There are at least three ways to return bytes from a function.

As an iterator producing u8s.
Taking a Writer as an argument.
Taking an &mut [u8] argument.

My function will be producing 1-9 bytes on each call.

I want it to be easily useable, and efficient, to:

Feed an iterator pipeline which consumes bytes.
Write to disk.
Write to network.
Write to memory.

Can I just implement the function once, and trust the the compiler will make a single implementation efficient for all use cases, when the user adapts the output?

Or do I need to implement it three (or more) times to cover all the use-cases efficiently?

Solution

Let's evaluate the options.

If we write a function that takes &mut [u8], and we want to use it:

To write to disk/network (both are std::io::Write) - we can create an array of type [u8; 9] (since it writes up to 9 bytes), pass it to it, and then pass it (more precisely, the part of it that was actually written to) to Write::write_all().
Writing to the memory is easiest: just pass a slice to an array of size [u8; 9].
If we want to feed it into an iterator pipeline, we will need to have a little boilerplate:

let bytes = [0; 9];
let written = foo(&mut bytes);
bytes.into_iter().take(written).some_iterator_chain()
// Or
bytes[..written].iter().copied().some_iterator_chain()

But the compiler will probably optimize both ways to a very efficient assembly.

If we'll write an iterator that takes std::io::Write, it'll be very easy to write to the disk/network, and we will even be able to write to the memory using the implementation of Write for &mut [u8], but piping it through iterators will require the same boilerplate as above.

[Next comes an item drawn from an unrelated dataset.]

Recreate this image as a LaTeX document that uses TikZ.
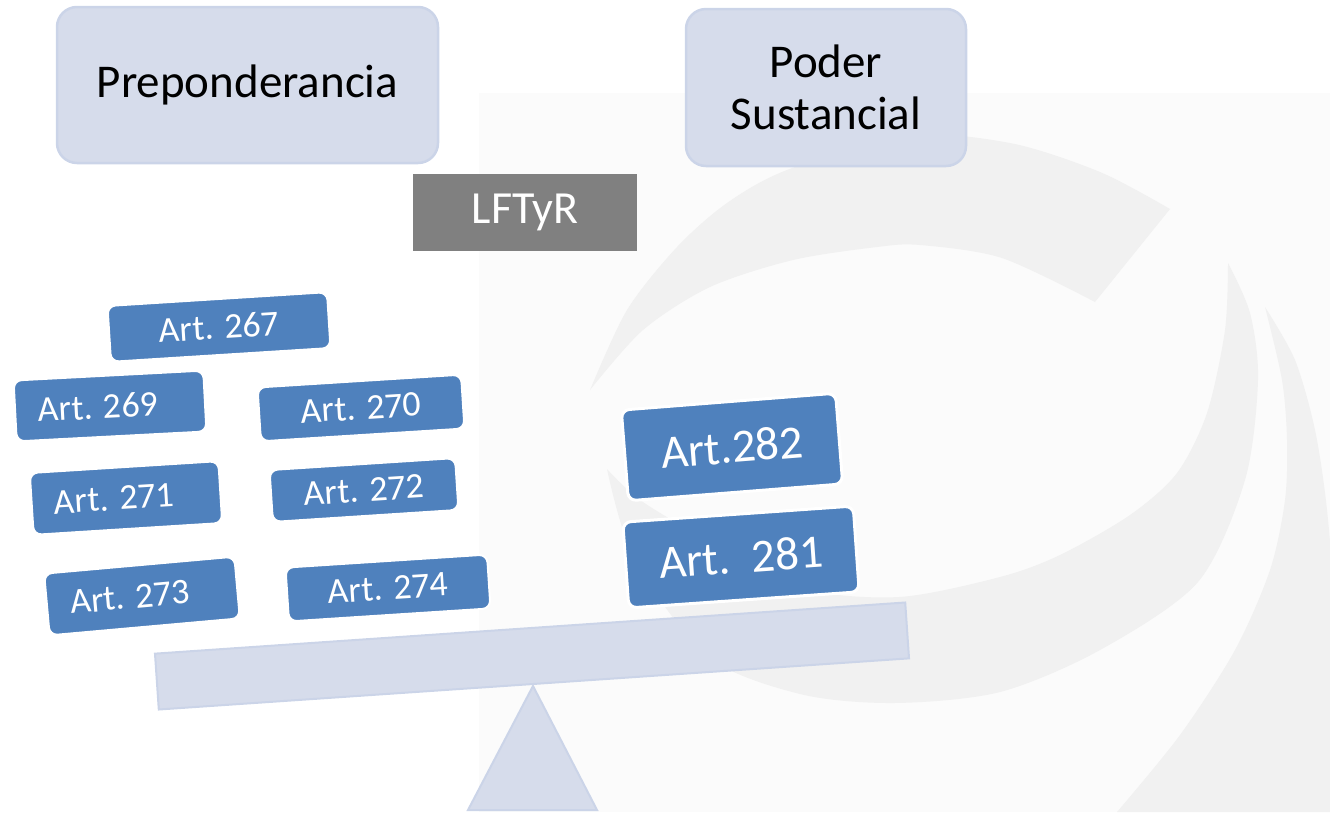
\documentclass[tikz,border=0pt]{standalone}
\usepackage{fontspec}
\setmainfont{Carlito}

\definecolor{boxblue}{HTML}{4F81BD}
\definecolor{lavender}{HTML}{D6DCEB}
\definecolor{lavedge}{HTML}{CBD4E8}
\definecolor{lawgray}{HTML}{808080}
\definecolor{logogray}{HTML}{F1F1F1}
\definecolor{pagegray}{HTML}{FBFBFB}

\tikzset{
  topbox/.style={rounded corners=20pt, fill=lavender, draw=lavedge, line width=2.5pt,
    align=center, font=\fontsize{47}{52}\selectfont},
  artbox/.style={rounded corners=8pt, fill=boxblue, draw=white, line width=2pt,
    text=white, inner sep=0pt, font=\fontsize{36}{40}\selectfont},
  bigart/.style={artbox, line width=3pt, font=\fontsize{47}{52}\selectfont},
  leftcol/.style={execute at end node={\hspace{24pt}}},
  scalepart/.style={fill=lavender, draw=lavedge, line width=2pt},
  logo/.style={fill=logogray},
}

\begin{document}
\begin{tikzpicture}[x=1pt, y=-1pt]
  \useasboundingbox (0,0) rectangle (1330,812);

  % fondo con el logo
  \fill[pagegray] (479,93) rectangle (1330,812);
  \begin{scope}
    \clip (479,93) rectangle (1330,812);
    \fill[logo] plot[smooth] coordinates {(590,390) (627,310) (677,247) (727,203) (787,170) (904,135) (1010,143) (1100,172) (1170,209)}
      -- plot[smooth] coordinates {(1095,302) (1002,258) (920,245) (877,247) (793,260) (710,287) (643,330) (590,390)} -- cycle;
    \fill[logo] plot[smooth] coordinates {(607,469) (634,558) (707,656) (800,694) (894,703) (1000,692) (1100,650) (1198,582) (1245,480) (1258,380) (1250,313) (1228,263)}
      -- plot[smooth] coordinates {(1228,263) (1225,330) (1207,413) (1177,473) (1130,515) (1060,555) (1000,577) (899,597) (800,588) (707,540) (640,500) (607,469)} -- cycle;
    \fill[logo] plot[smooth] coordinates {(1265,307) (1295,360) (1315,430) (1327,510) (1333,600) (1336,812)}
      -- plot[smooth] coordinates {(1117,812) (1180,735) (1235,650) (1270,570) (1285,500) (1287,440) (1282,380) (1265,307)} -- cycle;
  \end{scope}

  % balanza
  \coordinate (pivot) at (533,686);
  \filldraw[scalepart] (pivot) -- (468,810) -- (597,810) -- cycle;
  \node[scalepart, rotate=3.9, minimum width=752pt, minimum height=56pt, inner sep=0pt] (beam) at (532,656) {};

  \node[topbox, minimum width=381pt, minimum height=156pt] (prep) at (247.5,85) {Preponderancia};
  \node[topbox, minimum width=280pt, minimum height=157pt] (poder) at (826,87.5) {Poder\\Sustancial};
  \node[fill=lawgray, text=white, minimum width=224pt, minimum height=77pt,
    font=\fontsize{46}{50}\selectfont] (lftyr) at (525,212.5) {LFTyR};

  % articulos de preponderancia
  \node[artbox, rotate=3.6, minimum width=220pt, minimum height=56pt] (a267) at (219,327) {Art. 267};
  \node[artbox, leftcol, rotate=3.0, minimum width=190pt, minimum height=61pt] (a269) at (110,406) {Art. 269};
  \node[artbox, rotate=3.6, minimum width=204pt, minimum height=54pt] (a270) at (361,408) {Art. 270};
  \node[artbox, leftcol, rotate=3.6, minimum width=189pt, minimum height=62pt] (a271) at (126,498) {Art. 271};
  \node[artbox, rotate=3.7, minimum width=186pt, minimum height=52pt] (a272) at (364,490) {Art. 272};
  \node[artbox, leftcol, rotate=5.1, minimum width=191pt, minimum height=62pt] (a273) at (142,596) {Art. 273};
  \node[artbox, rotate=3.7, minimum width=202pt, minimum height=54pt] (a274) at (388,588) {Art. 274};

  % articulos de poder sustancial
  \node[bigart, rotate=4.5, minimum width=215pt, minimum height=91pt] (a282) at (732,447) {Art.282};
  \node[bigart, rotate=4.0, minimum width=231pt, minimum height=86pt] (a281) at (741,557) {Art.~~281};
\end{tikzpicture}
\end{document}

Overall, it pretty much doesn't matter whether you choose to write to &mut [u8] or to a type implementing Write.

However, if we return an iterator, we can easily put it in an iterator chain, write to memory is also easy using a for loop, but to write to network/disk, you will have either to call write() (or write_all()) mutliple times, which is usually less efficient than once, or collect it into a Vec, which is also less efficient. So this is probably the worse option.